■ **Problem to work on**
In the data that follows, count every line holding the string "this" and give the count alone.

■ **Listing**

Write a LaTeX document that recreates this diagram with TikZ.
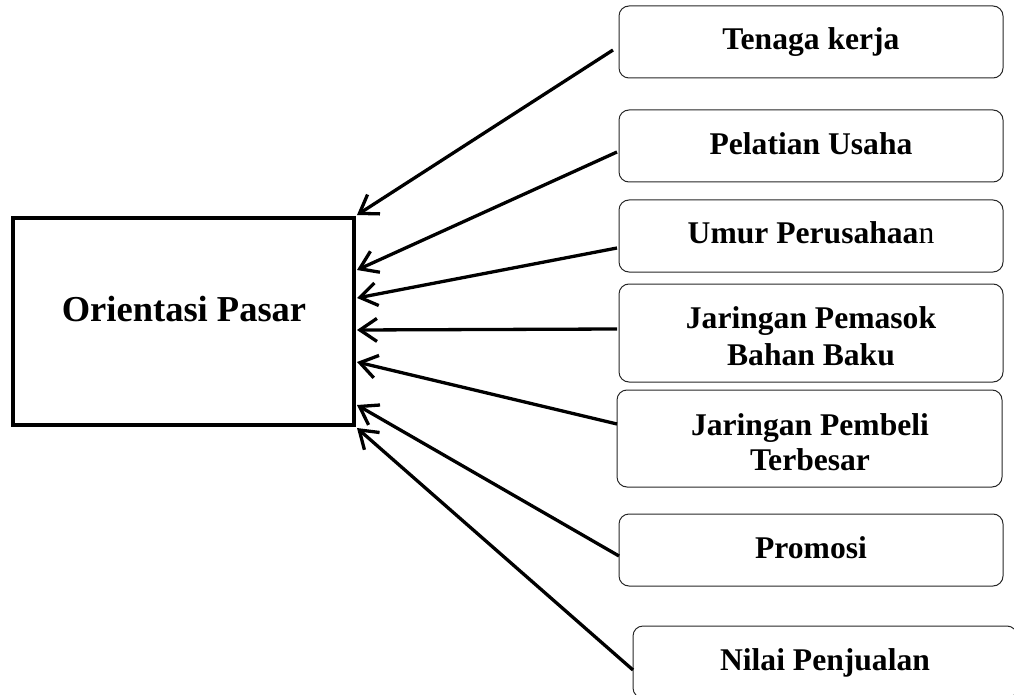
\documentclass[tikz,border=0pt]{standalone}
\usepackage{fontspec}
\setmainfont{Liberation Serif}
\usetikzlibrary{arrows.meta}
\begin{document}
\begin{tikzpicture}[x=1pt,y=-1pt,
  mainbox/.style={draw=black, line width=4.5pt, minimum width=341pt, minimum height=207pt, inner sep=0pt, outer sep=0pt},
  factor/.style={draw=black!85, line width=1pt, rounded corners=10pt, minimum width=384pt, minimum height=72pt, inner sep=0pt, outer sep=0pt},
  lbl/.style={anchor=base, inner sep=0pt, font=\fontsize{31.6}{36}\selectfont\bfseries},
  biglbl/.style={anchor=base, inner sep=0pt, font=\fontsize{36.5}{42}\selectfont\bfseries},
  conn/.style={line width=3.3pt, -{Straight Barb[length=17pt, width=23pt, line width=3.3pt]}}
]
\useasboundingbox (0,0) rectangle (1014,695);

% main box
\node[mainbox] (main) at (183.5,321.5) {};
\node[biglbl] (maintext) at (184,321) {Orientasi Pasar};

% factor boxes
\node[factor] (b1) at (811,42) {};
\node[factor] (b2) at (811,146) {};
\node[factor] (b3) at (811,236) {};
\node[factor, minimum height=98pt] (b4) at (811,333) {};
\node[factor, minimum width=385pt, minimum height=97pt] (b5) at (809.5,438.5) {};
\node[factor] (b6) at (811,550) {};
\node[factor] (b7) at (825,662) {};

% labels
\node[lbl] (l1) at (811,50) {Tenaga kerja};
\node[lbl] (l2) at (811,155) {Pelatian Usaha};
\node[lbl] (l3) at (811,243) {Umur Perusahaa\mdseries n};
\node[lbl] (l4a) at (811,328) {Jaringan Pemasok};
\node[lbl] (l4b) at (811,365) {Bahan Baku};
\node[lbl] (l5a) at (810,435) {Jaringan Pembeli};
\node[lbl] (l5b) at (810,470) {Terbesar};
\node[lbl] (l6) at (811,558) {Promosi};
\node[lbl] (l7) at (825,670) {Nilai Penjualan};

% target points on main box
\coordinate (t1) at ([xshift=3pt,yshift=3pt]main.north east);
\coordinate (t2) at ([xshift=3pt,yshift=-52pt]main.north east);
\coordinate (t3) at ([xshift=3pt,yshift=-80pt]main.north east);
\coordinate (t4) at ([xshift=3pt,yshift=-112pt]main.north east);
\coordinate (t5) at ([xshift=3pt,yshift=-144pt]main.north east);
\coordinate (t6) at ([xshift=3pt,yshift=-187pt]main.north east);
\coordinate (t7) at ([xshift=3pt,yshift=-210pt]main.north east);

% connectors
\draw[conn] ([xshift=-6pt,yshift=-8pt]b1.west) -- (t1);
\draw[conn] ([xshift=-2pt,yshift=-6pt]b2.west) -- (t2);
\draw[conn] ([xshift=-2pt,yshift=-12pt]b3.west) -- (t3);
\draw[conn] ([xshift=-2pt,yshift=4pt]b4.west) -- (t4);
\draw[conn] ([yshift=14.5pt]b5.west) -- (t5);
\draw[conn] ([yshift=-6pt]b6.west) -- (t6);
\draw[conn] ([yshift=-8pt]b7.west) -- (t7);
\end{tikzpicture}
\end{document}
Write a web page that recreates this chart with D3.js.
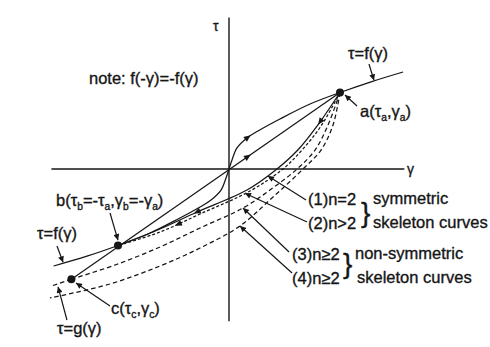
<!DOCTYPE html>
<html>
<head>
<meta charset="utf-8">
<script src="https://cdn.jsdelivr.net/npm/d3@7"></script>
<style>
  html, body { margin: 0; padding: 0; background: #fff; }
  svg { display: block; font-family: "Liberation Sans", Arial, Helvetica, sans-serif; }
</style>
</head>
<body>
<svg id="chart" width="490" height="347"></svg>
<script>
// Skeleton curve tau = f(gamma), odd-symmetric about the origin
const skeletonGamma = [-1.58, -1.28, -1.0, -0.73, -0.459, -0.261, -0.162, -0.072, -0.027, 0,
                        0.027, 0.072, 0.162, 0.261, 0.459, 0.73, 1.0, 1.28, 1.568];
const skeletonTau   = [-1.268, -1.14, -1.0, -0.85, -0.654, -0.497, -0.405, -0.275, -0.118, 0,
                        0.118, 0.275, 0.405, 0.497, 0.654, 0.85, 1.0, 1.14, 1.268];

// (1) n = 2, symmetric: unloading branch from a to b
const branch1Gamma = [1, 0.80, 0.62, 0.432, 0.162, -0.288, -0.622, -1];
const branch1Tau   = [1, 0.575, 0.248, 0, -0.275, -0.562, -0.784, -1];

// (2) n > 2, symmetric: unloading branch from a to b
const branch2Gamma = [1, 0.829, 0.658, 0.486, 0.189, -0.261, -0.622, -1];
const branch2Tau   = [1, 0.562, 0.248, 0, -0.288, -0.588, -0.824, -1];

// (3) n >= 2, non-symmetric: unloading branch from a to c
const branch3Gamma = [1, 0.892, 0.775, 0.613, 0.369, 0.126, -0.261, -0.622, -1.027, -1.42];
const branch3Tau   = [1, 0.575, 0.248, 0, -0.275, -0.51, -0.771, -1.02, -1.255, -1.44];

// (4) n >= 2, non-symmetric: unloading branch from a
const branch4Gamma = [1, 0.937, 0.829, 0.667, 0.387, 0.099, -0.261, -0.622, -1.072, -1.613];
const branch4Tau   = [1, 0.575, 0.248, 0, -0.379, -0.745, -1.033, -1.268, -1.503, -1.686];

// non-symmetric skeleton tau = g(gamma) beyond c
const gSkeletonGamma = [-1.42, -1.6];
const gSkeletonTau   = [-1.44, -1.53];

// straight line from c through the origin to a
const secantGamma = [-1.42, 1];
const secantTau   = [-1.44, 1];

// reversal points
const pointNames = ["a", "b", "c"];
const pointGamma = [1, -1, -1.42];
const pointTau   = [1, -1, -1.44];

// label leaders: from (gamma, tau) to (gamma, tau)
const leaderFromGamma = [1.261, 1.153, -1.072, -1.55, -1.072, -1.46, 0.694, 0.703, 0.541, 0.568];
const leaderFromTau   = [1.373, 0.824, -0.575, -1.006, -1.79, -1.974, -0.405, -0.693, -1.085, -1.36];
const leaderToGamma   = [1.306, 1.045, -1.0, -1.495, -1.378, -1.54, 0.351, 0.144, 0.126, 0.099];
const leaderToTau     = [1.16, 0.967, -0.93, -1.22, -1.49, -1.54, -0.092, -0.318, -0.51, -0.745];

const svg = d3.select("#chart");
const ink = "#161616";

const x = d3.scaleLinear().domain([-1.6, 1.6]).range([51.4, 406.6]);
const y = d3.scaleLinear().domain([-2, 2]).range([322, 16]);

const zip = (gs, ts) => gs.map((g, i) => [g, ts[i]]);
const line = d3.line().x(d => x(d[0])).y(d => y(d[1])).curve(d3.curveCatmullRom.alpha(0.5));
const straight = d3.line().x(d => x(d[0])).y(d => y(d[1]));

const defs = svg.append("defs");
defs.append("marker")
  .attr("id", "tip")
  .attr("viewBox", "0 0 10 10")
  .attr("refX", 10).attr("refY", 5)
  .attr("markerWidth", 7).attr("markerHeight", 6)
  .attr("markerUnits", "userSpaceOnUse")
  .attr("orient", "auto")
  .append("path").attr("d", "M0,0 L10,5 L0,10 Z").attr("fill", ink);

// axes
svg.append("line")
  .attr("x1", x(-1.6)).attr("x2", x(1.58))
  .attr("y1", y(0)).attr("y2", y(0))
  .attr("stroke", ink).attr("stroke-width", 1.4);
svg.append("line")
  .attr("x1", x(0)).attr("x2", x(0))
  .attr("y1", y(1.98)).attr("y2", y(-1.99))
  .attr("stroke", ink).attr("stroke-width", 1.4);

const g = svg.append("g").attr("fill", "none").attr("stroke", ink).attr("stroke-width", 1.25);

const skeletonPath = g.append("path").attr("d", line(zip(skeletonGamma, skeletonTau)));
const secantPath = g.append("path").attr("d", straight(zip(secantGamma, secantTau)));
const b1 = g.append("path").attr("d", line(zip(branch1Gamma, branch1Tau)));
const b2 = g.append("path").attr("d", line(zip(branch2Gamma, branch2Tau)))
  .attr("stroke-dasharray", "3,2");
g.append("path").attr("d", line(zip(branch3Gamma, branch3Tau)))
  .attr("stroke-dasharray", "4.5,3");
g.append("path").attr("d", line(zip(branch4Gamma, branch4Tau)))
  .attr("stroke-dasharray", "4.5,3");
g.append("path").attr("d", straight(zip(gSkeletonGamma, gSkeletonTau)))
  .attr("stroke-dasharray", "4.5,3");

// direction arrows along the paths
function arrowOn(sel, gammaTarget, reverse) {
  const node = sel.node();
  const L = node.getTotalLength();
  const tx = x(gammaTarget);
  let best = 0, bd = Infinity;
  for (let s = 0; s <= L; s += 0.5) {
    const p = node.getPointAtLength(s);
    const d = Math.abs(p.x - tx);
    if (d < bd) { bd = d; best = s; }
  }
  const p = node.getPointAtLength(best);
  const p0 = node.getPointAtLength(Math.max(0, best - 2));
  const p1 = node.getPointAtLength(Math.min(L, best + 2));
  let ang = Math.atan2(p1.y - p0.y, p1.x - p0.x) * 180 / Math.PI;
  if (reverse) ang += 180;
  svg.append("path")
    .attr("d", "M3.5,0 L-3.5,-3 L-3.5,3 Z")
    .attr("fill", ink)
    .attr("transform", `translate(${p.x},${p.y}) rotate(${ang})`);
}
arrowOn(skeletonPath, 0.17, false);
arrowOn(secantPath, 0.17, false);
arrowOn(b1, 0.82, false);
arrowOn(b1, -0.29, false);
arrowOn(b2, -0.46, false);

// reversal points
svg.selectAll("circle.pt")
  .data(pointNames)
  .join("circle")
  .attr("class", "pt")
  .attr("cx", (d, i) => x(pointGamma[i]))
  .attr("cy", (d, i) => y(pointTau[i]))
  .attr("r", 4)
  .attr("fill", ink);

// leaders
svg.append("g").selectAll("line")
  .data(leaderFromGamma)
  .join("line")
  .attr("x1", (d, i) => x(leaderFromGamma[i]))
  .attr("y1", (d, i) => y(leaderFromTau[i]))
  .attr("x2", (d, i) => x(leaderToGamma[i]))
  .attr("y2", (d, i) => y(leaderToTau[i]))
  .attr("stroke", ink).attr("stroke-width", 1.2)
  .attr("marker-end", "url(#tip)");

// text with subscripts
function label(px, py, parts, size) {
  const fs = size || 16.5;
  const t = svg.append("text")
    .attr("x", px).attr("y", py)
    .attr("font-size", fs)
    .attr("fill", ink)
    .attr("stroke", ink).attr("stroke-width", 0.35);
  let down = false;
  parts.forEach(p => {
    const isSub = Array.isArray(p);
    const s = isSub ? p[0] : p;
    const ts = t.append("tspan").text(s);
    if (isSub && !down) { ts.attr("dy", 4).attr("font-size", fs * 0.62); down = true; }
    else if (isSub) { ts.attr("font-size", fs * 0.62); }
    else if (down) { ts.attr("dy", -4); down = false; }
  });
  return t;
}

label(213, 31, ["τ"], 14);
label(407, 174, ["γ"], 14);
label(89, 84, ["note: f(-γ)=-f(γ)"]);
label(348, 59, ["τ=f(γ)"]);
label(360, 117, ["a(τ", ["a"], ",γ", ["a"], ")"]);
label(56, 206, ["b(τ", ["b"], "=-τ", ["a"], ",γ", ["b"], "=-γ", ["a"], ")"]);
label(37, 239, ["τ=f(γ)"]);
label(111, 314, ["c(τ", ["c"], ",γ", ["c"], ")"]);
label(57, 334, ["τ=g(γ)"]);

label(308, 205, ["(1)n=2"]);
label(373, 204, ["symmetric"]);
label(308, 229, ["(2)n>2"]);
label(373, 228, ["skeleton curves"]);
label(292, 260, ["(3)n≥2"]);
label(355, 259, ["non-symmetric"]);
label(292, 284, ["(4)n≥2"]);
label(357, 283, ["skeleton curves"]);
label(361, 222, ["}"], 28);
label(343, 273, ["}"], 28);
</script>
</body>
</html>
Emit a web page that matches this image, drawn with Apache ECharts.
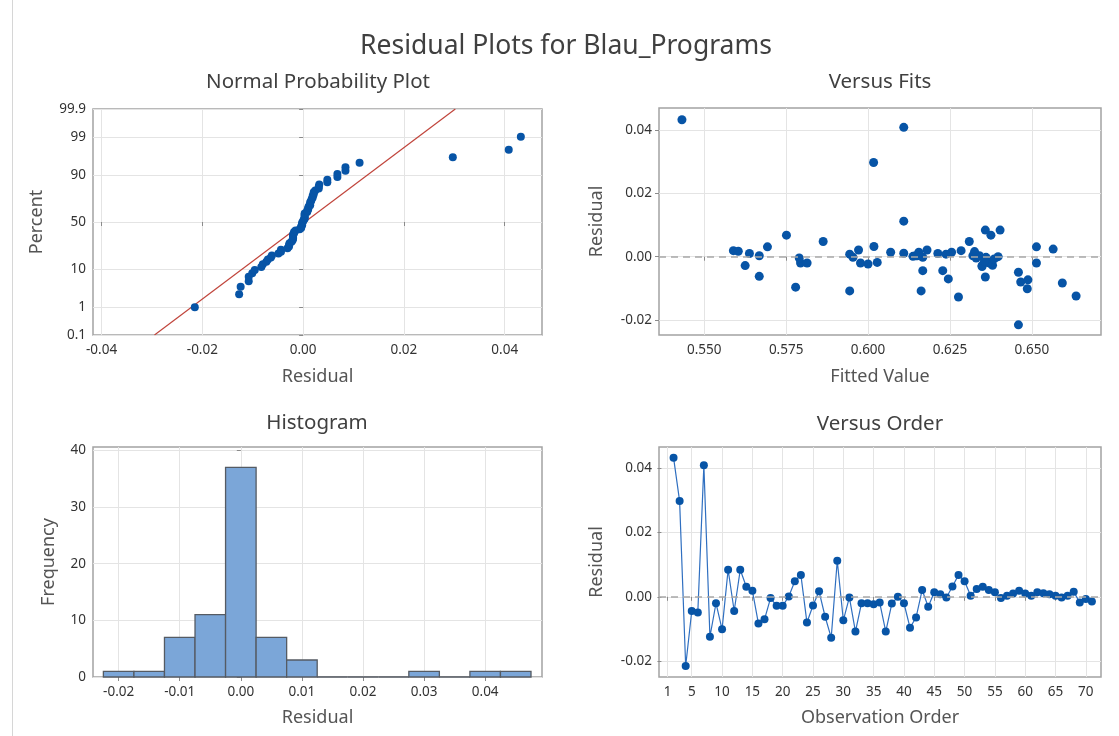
<!DOCTYPE html>
<html><head><meta charset="utf-8">
<script src="https://cdn.jsdelivr.net/npm/echarts@6/dist/echarts.min.js"></script>
<style>html,body{margin:0;padding:0;background:#fff}#c{width:1119px;height:736px}</style>
</head><body><div id="c"></div><script>
// ---------- data ----------
const obsOrder = [2,3,4,5,6,7,8,9,10,11,12,13,14,15,16,17,18,19,20,21,22,23,24,25,26,27,28,29,30,31,32,33,34,35,36,37,38,39,40,41,42,43,44,45,46,47,48,49,50,51,52,53,54,55,56,57,58,59,60,61,62,63,64,65,66,67,68,69,70,71];
const residuals = [0.0432,0.0297,-0.0215,-0.0044,-0.0049,0.0408,-0.0124,-0.0020,-0.0101,0.0084,-0.0044,0.0084,0.0031,0.0019,-0.0083,-0.0070,-0.0004,-0.0028,-0.0028,0.0001,0.0048,0.0068,-0.0080,-0.0027,0.0017,-0.0062,-0.0127,0.0112,-0.0073,-0.0002,-0.0108,-0.0020,-0.0020,-0.0023,-0.0018,-0.0108,-0.0021,0.0000,-0.0020,-0.0096,-0.0064,0.0021,-0.0031,0.0014,0.0008,-0.0002,0.0032,0.0068,0.0048,0.0003,0.0024,0.0031,0.0021,0.0014,-0.0004,0.0003,0.0010,0.0019,0.0010,0.0003,0.0014,0.0011,0.0008,0.0003,-0.0002,0.0003,0.0016,-0.0018,-0.0007,-0.0015];
const fittedValues = [0.5432,0.6017,0.6459,0.6167,0.6459,0.6109,0.6635,0.5794,0.6486,0.6358,0.6228,0.6403,0.5693,0.5589,0.6593,0.6245,0.5790,0.5625,0.6348,0.6137,0.5863,0.5751,0.6466,0.6380,0.5604,0.5668,0.6276,0.6109,0.6488,0.6167,0.5944,0.5814,0.5977,0.6000,0.6028,0.6162,0.6372,0.6397,0.6514,0.5779,0.6358,0.5971,0.6348,0.6069,0.5944,0.5954,0.6018,0.6375,0.6309,0.5668,0.6565,0.6514,0.6180,0.6255,0.6330,0.6145,0.5638,0.6284,0.6213,0.6320,0.6155,0.6109,0.6238,0.6340,0.6360,0.6150,0.6325,0.6365,0.6385,0.6355];
const histBinCenters = [-0.020,-0.015,-0.010,-0.005,0.000,0.005,0.010,0.015,0.020,0.025,0.030,0.035,0.040,0.045];
const histCounts = [1,1,7,11,37,7,3,0,0,0,1,0,1,1];
const histBinWidth = 0.005;
const probTickPercents = [0.1,1,10,50,90,99,99.9];
const fitLineResidual = [-0.0295, 0.0302];   // red reference line at 0.1% and 99.9%
const fitLinePercent = [0.1, 99.9];
const residTicks = [-0.02,0,0.02,0.04];
const probXTicks = [-0.04,-0.02,0,0.02,0.04];
const fitsXTicks = [0.550,0.575,0.600,0.625,0.650];
const histXTicks = [-0.02,-0.01,0,0.01,0.02,0.03,0.04];
const histYTicks = [0,10,20,30,40];
const orderXTicks = [1,5,10,15,20,25,30,35,40,45,50,55,60,65,70];

// ---------- helpers ----------
function probit(p){
  const a=[-3.969683028665376e+01,2.209460984245205e+02,-2.759285104469687e+02,1.383577518672690e+02,-3.066479806614716e+01,2.506628277459239e+00];
  const b=[-5.447609879822406e+01,1.615858368580409e+02,-1.556989798598866e+02,6.680131188771972e+01,-1.328068155288572e+01];
  const c=[-7.784894002430293e-03,-3.223964580411365e-01,-2.400758277161838e+00,-2.549732539343734e+00,4.374664141464968e+00,2.938163982698783e+00];
  const d=[7.784695709041462e-03,3.224671290700398e-01,2.445134137142996e+00,3.754408661907416e+00];
  const pl=0.02425, ph=1-pl; let q,r;
  if(p<pl){q=Math.sqrt(-2*Math.log(p));return (((((c[0]*q+c[1])*q+c[2])*q+c[3])*q+c[4])*q+c[5])/((((d[0]*q+d[1])*q+d[2])*q+d[3])*q+1);}
  if(p>ph){q=Math.sqrt(-2*Math.log(1-p));return -(((((c[0]*q+c[1])*q+c[2])*q+c[3])*q+c[4])*q+c[5])/((((d[0]*q+d[1])*q+d[2])*q+d[3])*q+1);}
  q=p-0.5;r=q*q;return (((((a[0]*r+a[1])*r+a[2])*r+a[3])*r+a[4])*r+a[5])*q/(((((b[0]*r+b[1])*r+b[2])*r+b[3])*r+b[4])*r+1);
}
const n = residuals.length;
const sorted = residuals.slice().sort((x,y)=>x-y);
const probData = sorted.map((v,i)=>[v, probit((i+1-0.3)/(n+0.4))]);
const probZTicks = probTickPercents.map(p=>probit(p/100));
const fitLineData = fitLineResidual.map((v,i)=>[v, probit(fitLinePercent[i]/100)]);
const fitsData = fittedValues.map((f,i)=>[f, residuals[i]]);
const orderData = obsOrder.map((o,i)=>[o, residuals[i]]);
const histData = histBinCenters.map((c,i)=>[c-histBinWidth/2, c+histBinWidth/2, histCounts[i]]);

const FONT = 'Noto Sans';
const BLUE = '#0754a6';
const labelColor = '#333333';
const nameColor = '#555555';

function axis(opt){
  return {
    type:'value', gridIndex:opt.g, min:opt.min, max:opt.max,
    name:opt.name, nameLocation:'middle', nameGap:opt.gap,
    nameTextStyle:{fontFamily:FONT, fontSize:18, color:nameColor},
    axisLine:{show:false},
    axisTick:{show:true, length:4, lineStyle:{color:'#8a8a8a'}, customValues:opt.ticks},
    axisLabel:{fontFamily:FONT, fontSize:13.5, color:labelColor, margin:opt.margin||7,
      customValues:opt.ticks, formatter:opt.fmt, showMinLabel:true, showMaxLabel:true},
    splitLine:{show:true, lineStyle:{color:'#e4e4e4', width:1}}
  };
}
const f2 = v => (Math.abs(v)<1e-12?0:v).toFixed(2);
const f3 = v => v.toFixed(3);

const grids = [
  {left:93, top:109, width:449, height:226},
  {left:659, top:108, width:442, height:227},
  {left:93, top:447, width:449, height:230},
  {left:659, top:447, width:442, height:230}
].map(g=>Object.assign({show:true, borderColor:'#a3a3a3', borderWidth:1.5, backgroundColor:'#fff'}, g));

const zeroLine = {silent:true, symbol:'none', label:{show:false},
  lineStyle:{type:[7,5], color:'#a8a8a8', width:1.5}, data:[{yAxis:0}]};

const option = {
  animation:false,
  backgroundColor:'#fff',
  grid:grids,
  xAxis:[
    axis({g:0, min:-0.0417, max:0.0474, ticks:probXTicks, fmt:f2, name:'Residual', gap:33, margin:8}),
    axis({g:1, min:0.5362, max:0.6711, ticks:fitsXTicks, fmt:f3, name:'Fitted Value', gap:33, margin:8}),
    axis({g:2, min:-0.0242, max:0.0493, ticks:histXTicks, fmt:f2, name:'Residual', gap:32, margin:8}),
    axis({g:3, min:-0.4, max:72.5, ticks:orderXTicks, fmt:v=>String(v), name:'Observation Order', gap:32, margin:8})
  ],
  yAxis:[
    axis({g:0, min:probit(0.001)-1e-6, max:probit(0.999)+1e-6, ticks:probZTicks, name:'Percent', gap:47,
      fmt:v=>{const i=probZTicks.findIndex(z=>Math.abs(z-v)<1e-4);return i>=0?String(probTickPercents[i]):'';}}),
    axis({g:1, min:-0.0247, max:0.0469, ticks:residTicks, fmt:f2, name:'Residual', gap:53}),
    axis({g:2, min:0, max:40.6, ticks:histYTicks, fmt:v=>String(v), name:'Frequency', gap:35}),
    axis({g:3, min:-0.0249, max:0.0465, ticks:residTicks, fmt:f2, name:'Residual', gap:53})
  ],
  series:[
    {type:'line', xAxisIndex:0, yAxisIndex:0, data:fitLineData, symbol:'none', silent:true,
      lineStyle:{color:'#c0443b', width:1.2}, z:2},
    {type:'scatter', xAxisIndex:0, yAxisIndex:0, data:probData, symbol:'circle', symbolSize:8,
      itemStyle:{color:BLUE, opacity:1}, z:3},
    {type:'scatter', xAxisIndex:1, yAxisIndex:1, data:fitsData, symbol:'circle', symbolSize:9,
      itemStyle:{color:BLUE, opacity:1}, markLine:zeroLine, z:3},
    {type:'custom', xAxisIndex:2, yAxisIndex:2, data:histData,
      renderItem:(params, api)=>{
        const p0 = api.coord([api.value(0), 0]);
        const p1 = api.coord([api.value(1), api.value(2)]);
        return {type:'rect', shape:{x:p0[0], y:p1[1], width:p1[0]-p0[0], height:p0[1]-p1[1]},
          style:{fill:'#7ba6d8', stroke:'#555b63', lineWidth:1.3}};
      }, z:3},
    {type:'line', xAxisIndex:3, yAxisIndex:3, data:orderData, symbol:'circle', symbolSize:8, showSymbol:true,
      lineStyle:{color:'#2f6fc0', width:1.2}, itemStyle:{color:BLUE}, markLine:zeroLine, z:3}
  ],
  graphic:[
    {type:'line', shape:{x1:12.5,y1:0,x2:12.5,y2:736}, style:{stroke:'#d6d6d6', lineWidth:1}, silent:true},
    {type:'text', x:566, y:46, style:{text:'Residual Plots for Blau_Programs', font:'26.5px "Noto Sans"', fill:'#404040', textAlign:'center', textVerticalAlign:'middle'}},
    {type:'text', x:318, y:82, style:{text:'Normal Probability Plot', font:'20.5px "Noto Sans"', fill:'#404040', textAlign:'center', textVerticalAlign:'middle'}},
    {type:'text', x:880, y:82, style:{text:'Versus Fits', font:'20.5px "Noto Sans"', fill:'#404040', textAlign:'center', textVerticalAlign:'middle'}},
    {type:'text', x:317, y:423, style:{text:'Histogram', font:'20.5px "Noto Sans"', fill:'#404040', textAlign:'center', textVerticalAlign:'middle'}},
    {type:'text', x:880, y:424, style:{text:'Versus Order', font:'20.5px "Noto Sans"', fill:'#404040', textAlign:'center', textVerticalAlign:'middle'}}
  ]
};
const chart = echarts.init(document.getElementById('c'), null, {renderer:'canvas'});
chart.setOption(option);
</script></body></html>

■ **Completed task**
3